The three people who died after eating listeria-laced Blue Bell ice cream, prompting a recall of the company’s product last month, ate it while inpatients at a hospital in Wichita, Kan. Local health officials said listeriosis may have contributed to but did not cause these people’s deaths. Seven more people were sickened nationwide.
That leaves millions who, experts said, ate the remaining five years’ worth of ice cream included in the recall and probably didn’t have so much as a stomach cramp. Research shows listeria is commonly found in dirt and in households, particularly in rural communities, and those who come in contact with it often remain asymptomatic.
“When disease happens you have to have a perfect storm of enough of the pathogen present in the food, the person ate enough of that food and that person was immuno-compromised,” said Dr. Oliver. “But because of the hygiene hypothesis we may be becoming a more naïve or vulnerable population.”
She’s not so worried for herself since she travels widely on U.S.A.I.D. missions to places with abundant food-borne pathogens like India and Afghanistan. She and other food science experts interviewed said they ate potentially disease-carrying foods like sushi, medium-rare steaks and items that they dropped briefly on the floor (invoking the five-second rule).
“It’s a personal trade-off,” said Martin Wiedmann, professor of food safety at Cornell University. “If it’s something I really like, I might be willing to take more risk,” which in his case is eating raw oysters, albeit from very cold waters.
But risk is difficult to gauge because of factors like age, illness, popping too many antibiotics, psychological stress or possibly too clean a diet.

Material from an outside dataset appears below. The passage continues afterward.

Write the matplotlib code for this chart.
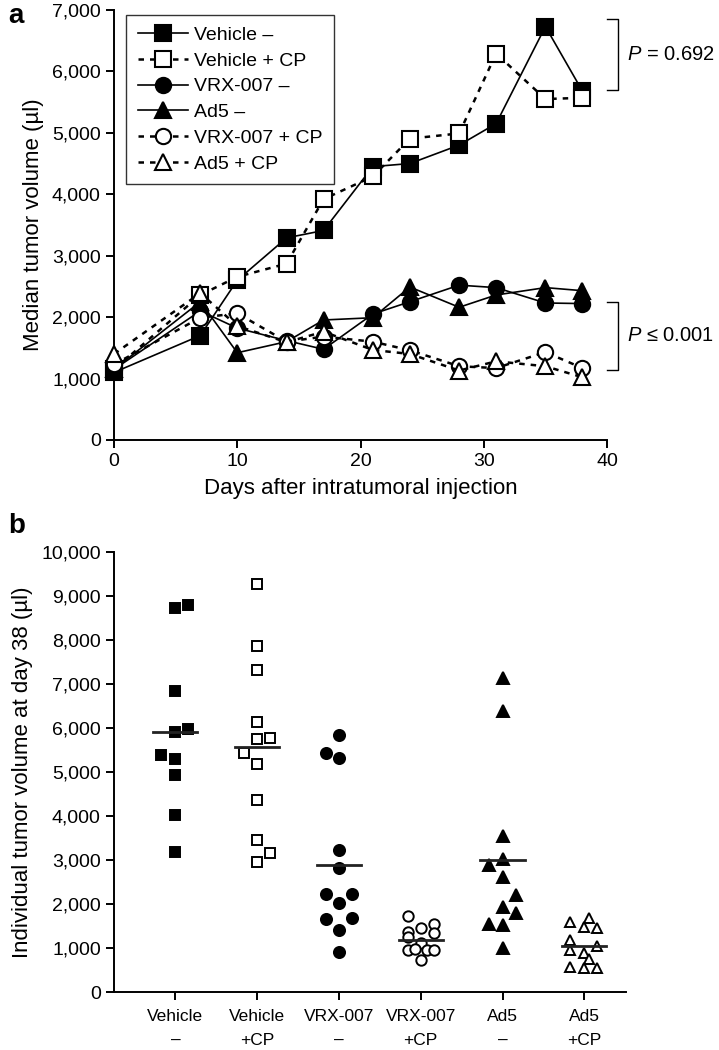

On the upside, efforts like the Human Microbiome Project and Earth Microbiome Project are using advanced methods to identify all the microbes living on and within us, as well as in the soil and also in foods, to see how all those invisible organisms interact to promote or inhibit disease.
“It’s exciting because methodological approaches to getting this data are almost outpacing our ability to analyze it,” said Dr. LeJeune at Ohio State. “We’re going to have these humongous data sets that we’re going to have to sift through and figure out what it all means.”